Train a toy autoregressive image generator and a VQ encoder/decoder.
I ran this for a few weeks on my laion-icons dataset. It does learn something—it clearly understands something about colors and basic shapes, as shown by the few cases where the model actually follows the prompt. However, for most prompts, the samples are pretty much garbage.
For a big dump of samples, see this page.
Here are some samples for the following prompts, sweeping guidance scales 1, 2, 4, and 8:
- a red heart icon, red heart vector graphic
- a green tree, a tree with green leaves
- A blue square. A simple blue square icon.

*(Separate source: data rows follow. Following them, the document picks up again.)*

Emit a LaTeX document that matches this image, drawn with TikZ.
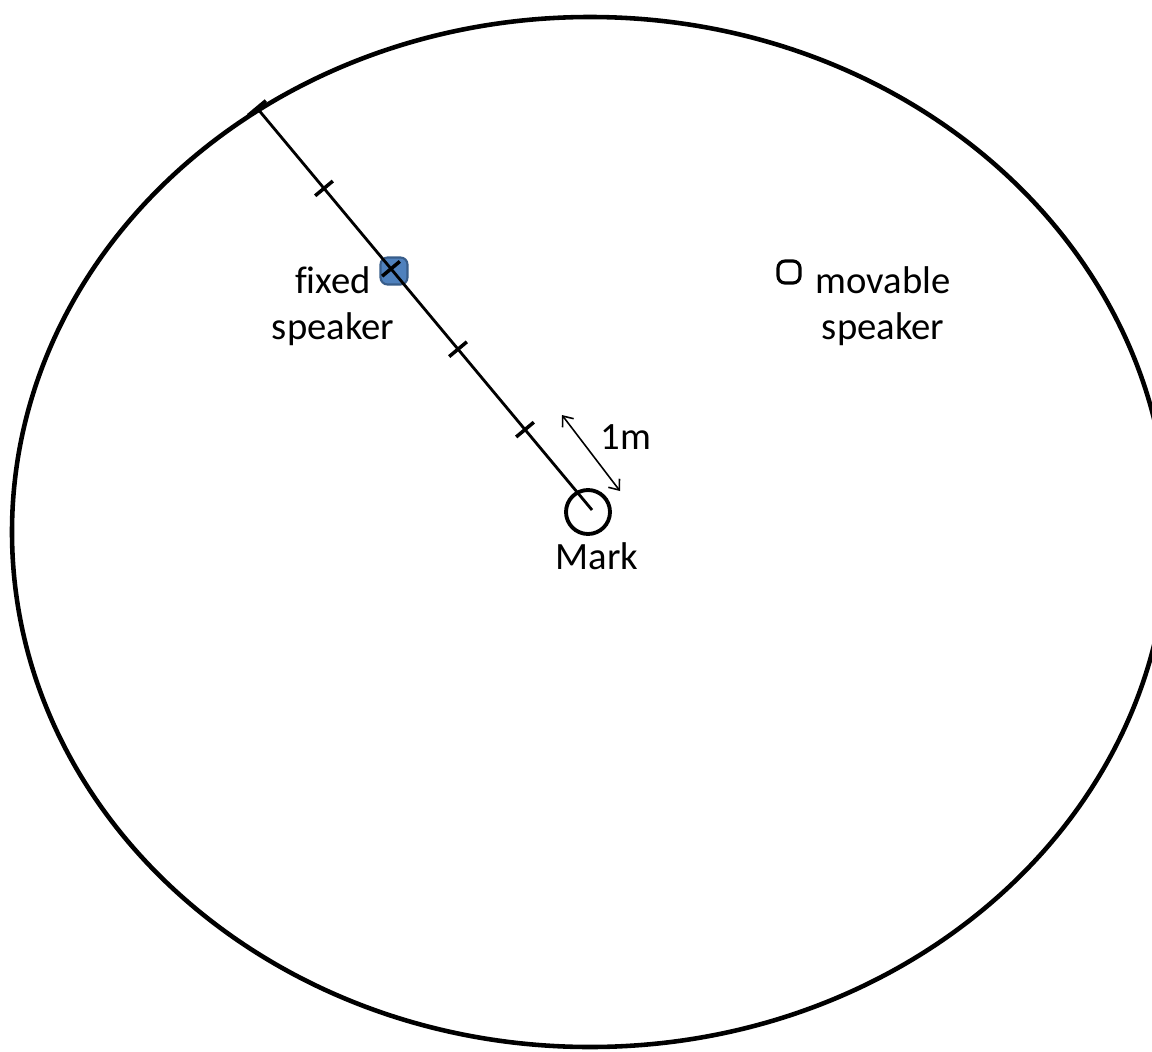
\documentclass[tikz,border=0pt]{standalone}
\usepackage{fontspec}
\setmainfont[Ligatures=NoCommon]{Carlito}
\usepackage{tikz}
\usetikzlibrary{arrows,arrows.meta,positioning,calc,shapes}

\definecolor{spkblue}{RGB}{79,129,189}
\definecolor{spkedge}{RGB}{56,93,138}

\tikzset{
  lbl/.style={font=\fontsize{22}{26}\selectfont,align=center,inner sep=1pt},
  tickmark/.style={line width=2pt},
  spkbox/.style={draw,rounded corners=4pt,minimum size=0.54cm,inner sep=0pt}
}

\begin{document}
\begin{tikzpicture}[x=0.02cm,y=-0.02cm]
\useasboundingbox (0,0) rectangle (1152,1051);

% Room
\draw[line width=2.6pt] (590,532) ellipse [x radius=578, y radius=515];

% Speakers
\node[spkbox,fill=spkblue,draw=spkedge,line width=1.2pt] (fixed) at (394,271) {};
\node[spkbox,line width=1.8pt,minimum size=0.44cm] (movable) at (789,272) {};

% Radial line with 1m marks
\coordinate (rim) at (257,108);
\coordinate (hub) at (592,510);
\draw[line width=1.6pt] (rim) -- (hub);
\foreach \t in {0,0.2,0.4,0.6,0.8,1}
    \draw[tickmark] ($($(rim)!\t!(hub)$)!0.23cm!90:(hub)$) -- ($($(rim)!\t!(hub)$)!0.23cm!-90:(hub)$);

% Listener position
\node[circle,draw,line width=2.2pt,minimum size=0.88cm] (mark) at (588,512) {};
\node[lbl,below=2.5pt of mark,xshift=9*0.02cm] (marklbl) {Mark};

% Scale
\coordinate (sa) at (562,415);
\coordinate (sb) at (620,491);
\draw[{Straight Barb[length=5pt,width=8pt]}-{Straight Barb[length=5pt,width=8pt]},line width=0.9pt] (sa) -- (sb);
\node[lbl] (scale) at (626,437) {1m};

% Labels
\node[lbl] (fixedlbl) at (333,306) {fixed\\speaker};
\node[lbl] (movlbl) at (883,306) {movable\\speaker};
\end{tikzpicture}
\end{document}
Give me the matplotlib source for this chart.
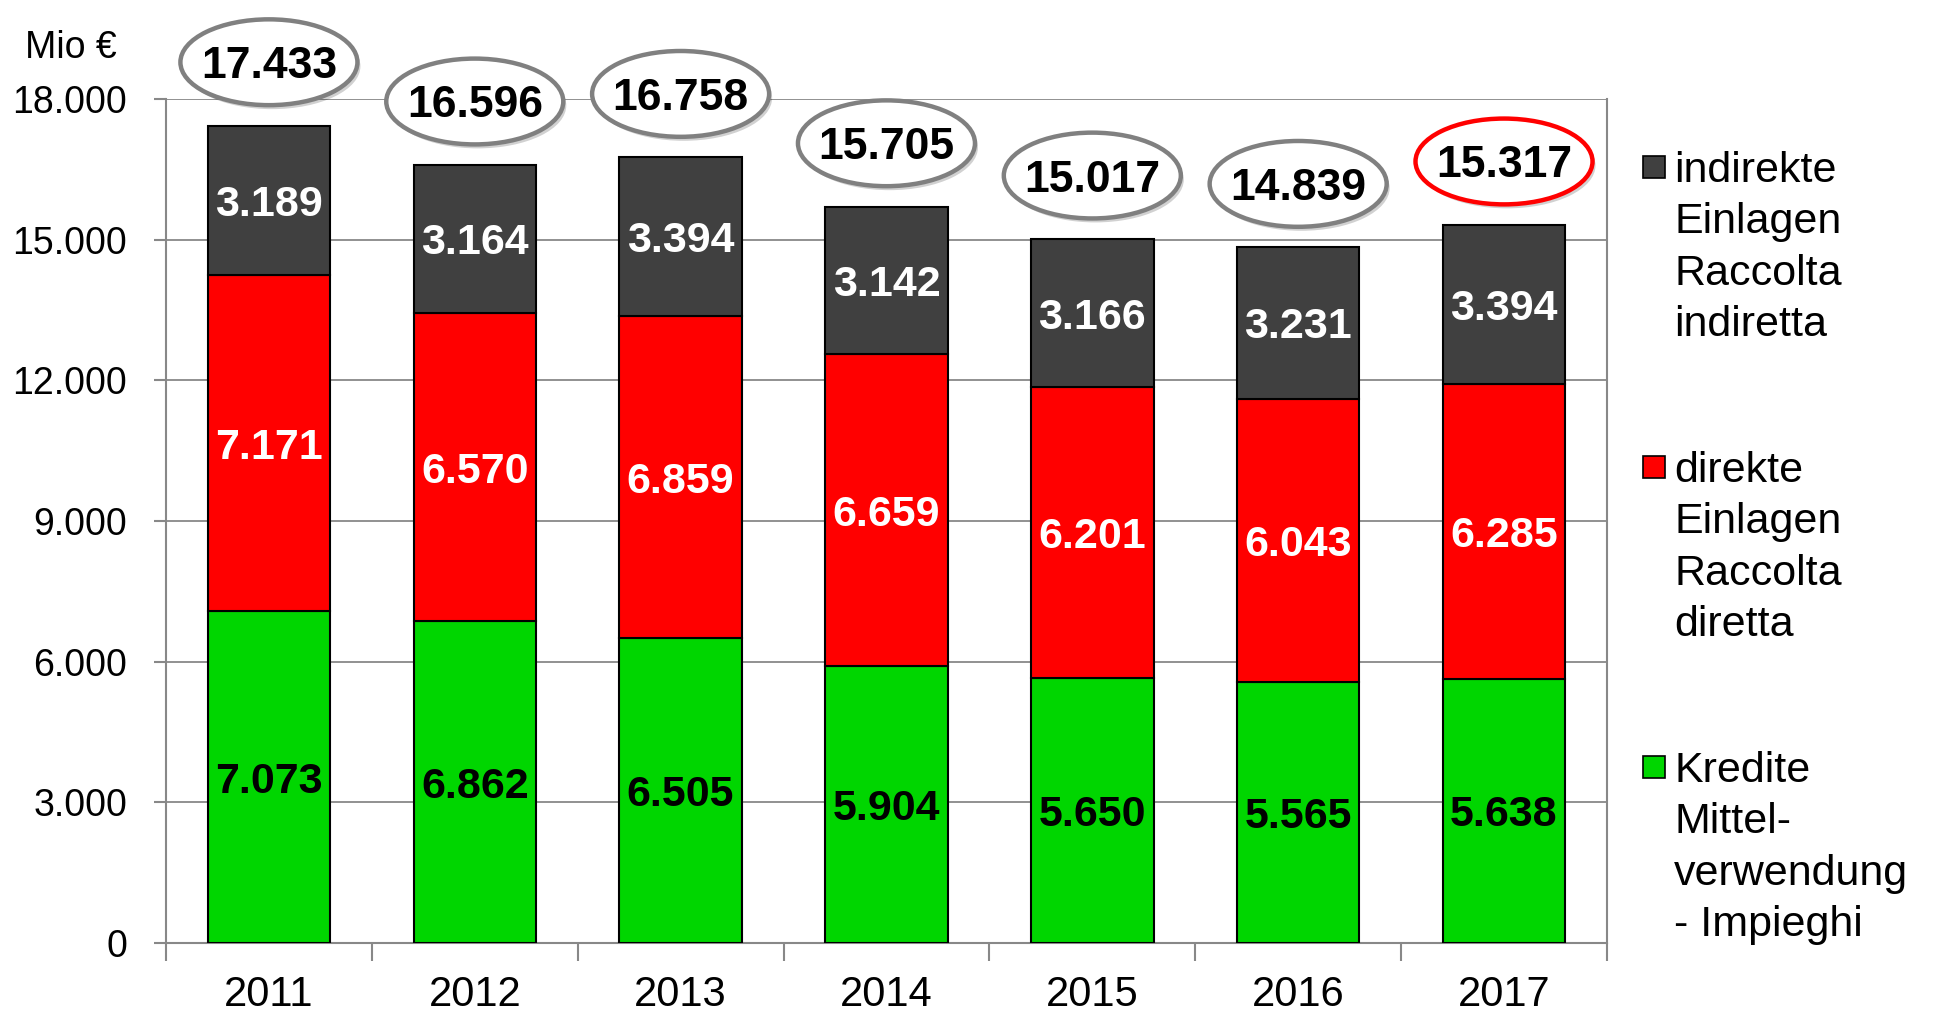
import matplotlib

matplotlib.use("Agg")
import matplotlib.pyplot as plt
import matplotlib.transforms as mtransforms
import numpy as np
from matplotlib.patches import Ellipse, Rectangle

plt.rcParams["font.family"] = ["Liberation Sans", "DejaVu Sans"]

years = ["2011", "2012", "2013", "2014", "2015", "2016", "2017"]
kredite = [7073, 6862, 6505, 5904, 5650, 5565, 5638]
direkte = [7171, 6570, 6859, 6659, 6201, 6043, 6285]
indirekte = [3189, 3164, 3394, 3142, 3166, 3231, 3394]

series_labels = [
    "indirekte\nEinlagen\nRaccolta\nindiretta",
    "direkte\nEinlagen\nRaccolta\ndiretta",
    "Kredite\nMittel-\nverwendung\n- Impieghi",
]
colors = {"ind": "#404040", "dir": "#ff0000", "kre": "#00d600"}
GRAY = "#888888"


def fmt(v):
    return f"{v:,}".replace(",", ".")


fig = plt.figure(figsize=(19.37, 10.14), dpi=100)
ax = fig.add_axes([0.0857, 0.070, 0.7439, 0.8324])

x = np.arange(len(years))
kre = np.array(kredite)
dir_ = np.array(direkte)
ind = np.array(indirekte)
total = kre + dir_ + ind
width = 0.595

bar_kw = dict(width=width, edgecolor="black", linewidth=1.5, zorder=3)
ax.bar(x, kre, color=colors["kre"], **bar_kw)
ax.bar(x, dir_, bottom=kre, color=colors["dir"], **bar_kw)
ax.bar(x, ind, bottom=kre + dir_, color=colors["ind"], **bar_kw)

value_kw = dict(ha="center", va="center_baseline", fontsize=31, fontweight="bold", zorder=5)
for i in range(len(years)):
    ax.text(x[i], kre[i] / 2, fmt(kre[i]), color="black", **value_kw)
    ax.text(x[i], kre[i] + dir_[i] / 2, fmt(dir_[i]), color="white", **value_kw)
    ax.text(x[i], kre[i] + dir_[i] + ind[i] / 2, fmt(ind[i]), color="white", **value_kw)

# total bubbles above the bars
shadow_tr = ax.transData + mtransforms.ScaledTranslation(3 / 100, -4 / 100, fig.dpi_scale_trans)
for i in range(len(years)):
    cy = total[i] + 1350
    edge = "#ff0000" if i == len(years) - 1 else "#808080"
    sh = Ellipse((x[i], cy), 0.86, 1830, transform=shadow_tr, facecolor="#000000",
                 alpha=0.18, edgecolor="none", clip_on=False, zorder=6)
    ax.add_patch(sh)
    el = Ellipse((x[i], cy), 0.86, 1830, facecolor="white", edgecolor=edge,
                 linewidth=3.2, clip_on=False, zorder=7)
    ax.add_patch(el)
    ax.text(x[i], cy, fmt(total[i]), ha="center", va="center_baseline", fontsize=32,
            fontweight="bold", color="black", zorder=8, clip_on=False)

ax.set_xlim(-0.5, len(years) - 0.5)
ax.set_ylim(0, 18000)
ax.set_yticks(np.arange(0, 18001, 3000))
ax.set_yticklabels([fmt(v) for v in range(0, 18001, 3000)])
ax.yaxis.grid(True, color=GRAY, linewidth=1.3, zorder=0)
ax.set_axisbelow(True)

ax.set_xticks(np.arange(-0.5, len(years), 1.0))
ax.set_xticklabels([])
ax.set_xticks(x, minor=True)
ax.set_xticklabels(years, minor=True)
ax.tick_params(axis="x", which="major", direction="out", length=13, width=1.5, color=GRAY)
ax.tick_params(axis="x", which="minor", length=0, pad=23, labelsize=30)
ax.tick_params(axis="y", direction="out", length=9, width=1.5, color=GRAY, pad=19, labelsize=27)

for side in ["left", "right", "bottom"]:
    ax.spines[side].set_color(GRAY)
    ax.spines[side].set_linewidth(1.5)
ax.spines["top"].set_visible(False)

fig.text(25 / 1937, 1 - 48 / 1014, "Mio €", fontsize=27, ha="left", va="center")

# legend drawn by hand so the swatch sits on the first line of each label
leg_colors = [colors["ind"], colors["dir"], colors["kre"]]
for k, (lab, col) in enumerate(zip(series_labels, leg_colors)):
    yc = 1 - (167 + 300 * k) / 1014
    fig.patches.append(Rectangle((1643 / 1937, yc - 11 / 1014), 22 / 1937, 22 / 1014,
                                 transform=fig.transFigure, facecolor=col,
                                 edgecolor="black", linewidth=1.2))
    fig.text(1674 / 1937, yc + 16 / 1014, lab, fontsize=31, ha="left", va="top",
             linespacing=1.37)

fig.savefig("out.png", dpi=100)
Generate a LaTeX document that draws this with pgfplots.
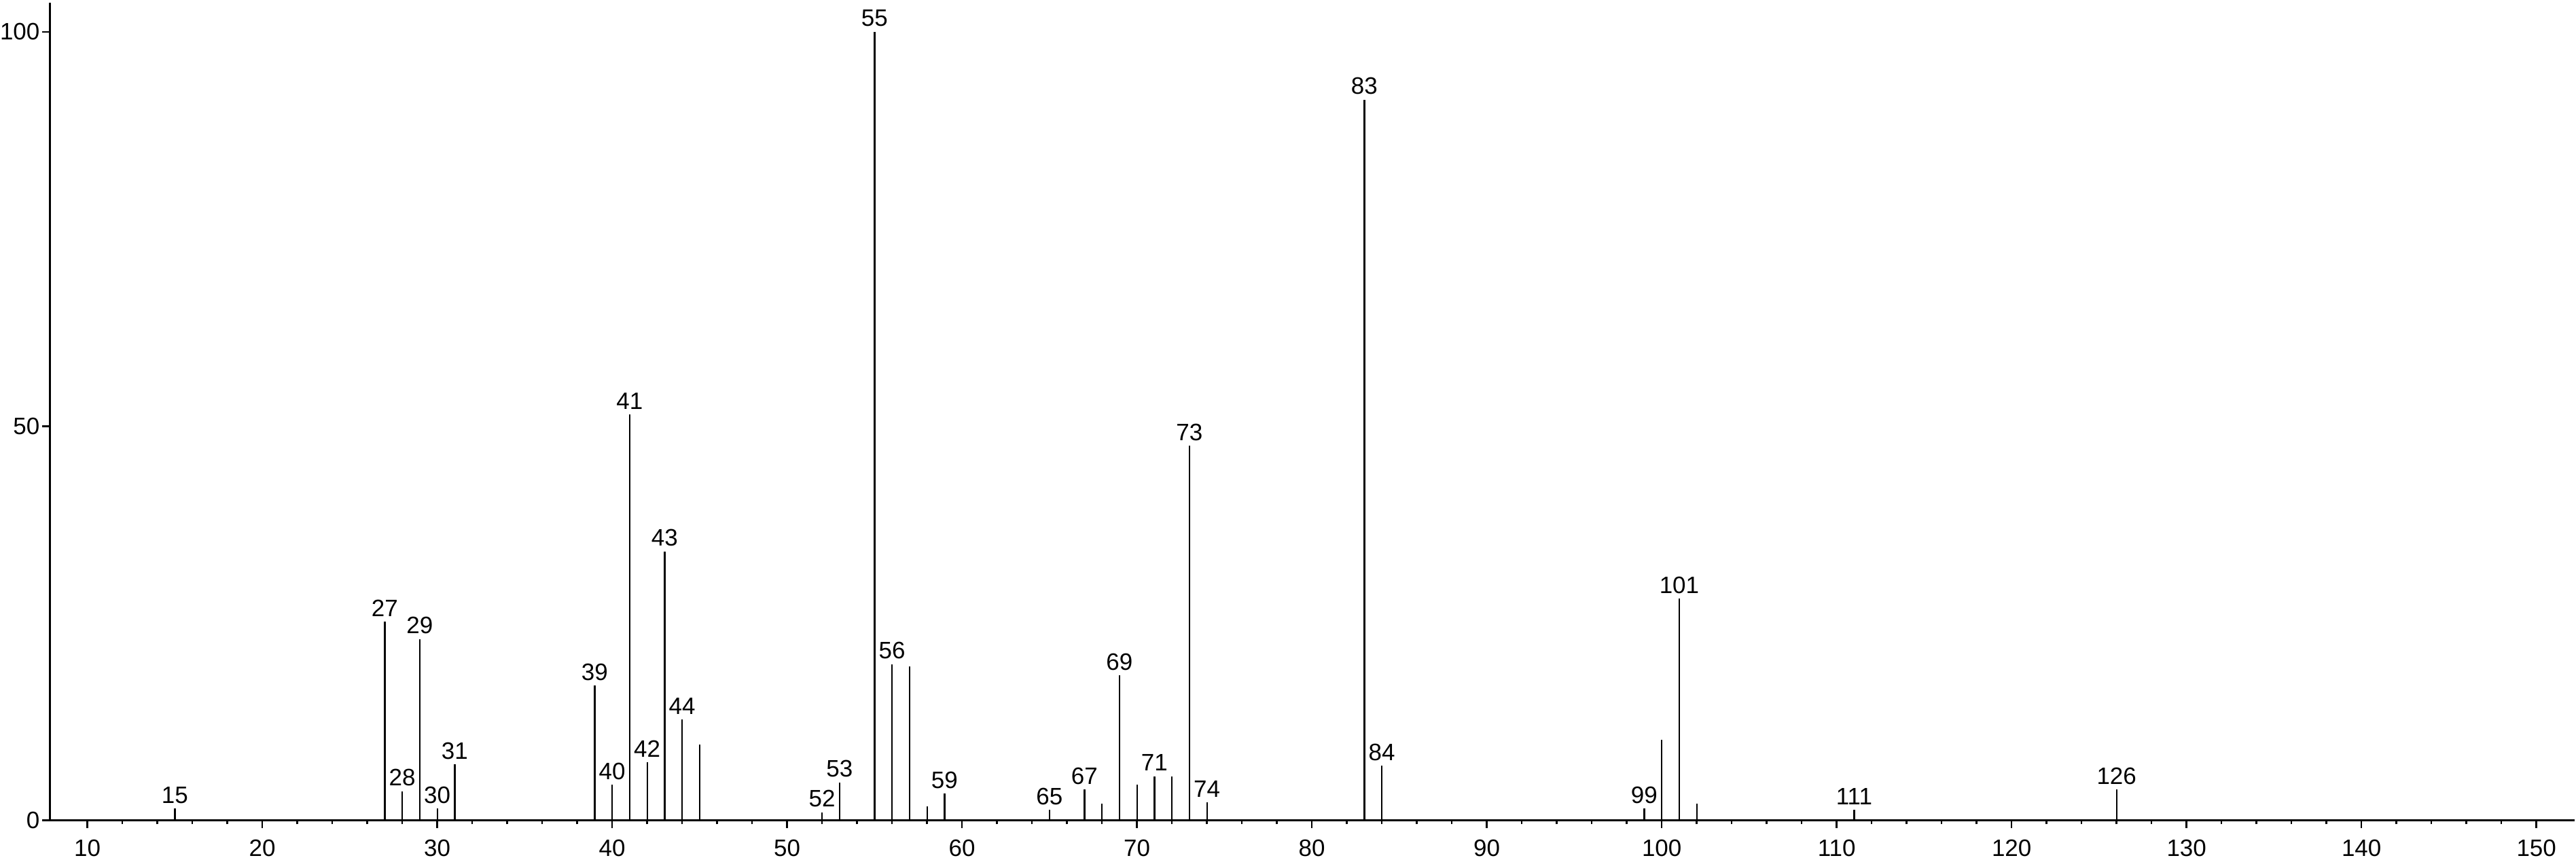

- a cute corgi vector graphic. corgi dog graphic
For most complex prompts, the model just totally fails in my experience. I'd expect it to need a lot more compute before we end up with anything particularly useful.
- Pre-trained VQ encoder and decoder: download here (26 MiB)
- Pre-trained 24-layer generative model: download here (898 MiB)
- Pre-tokenized laion-icons dataset: download here (7.7 GiB)
After downloading the above model checkpoints, you can run a local server for generating images.
$ swift run -c release HCText2Image server vqmodel_ssim_high.plist transformer_75e-5_d24_bs8.plist <port>
This will listen on http://localhost:<port>
. You can load it in your browser to enter a prompt and sample an image.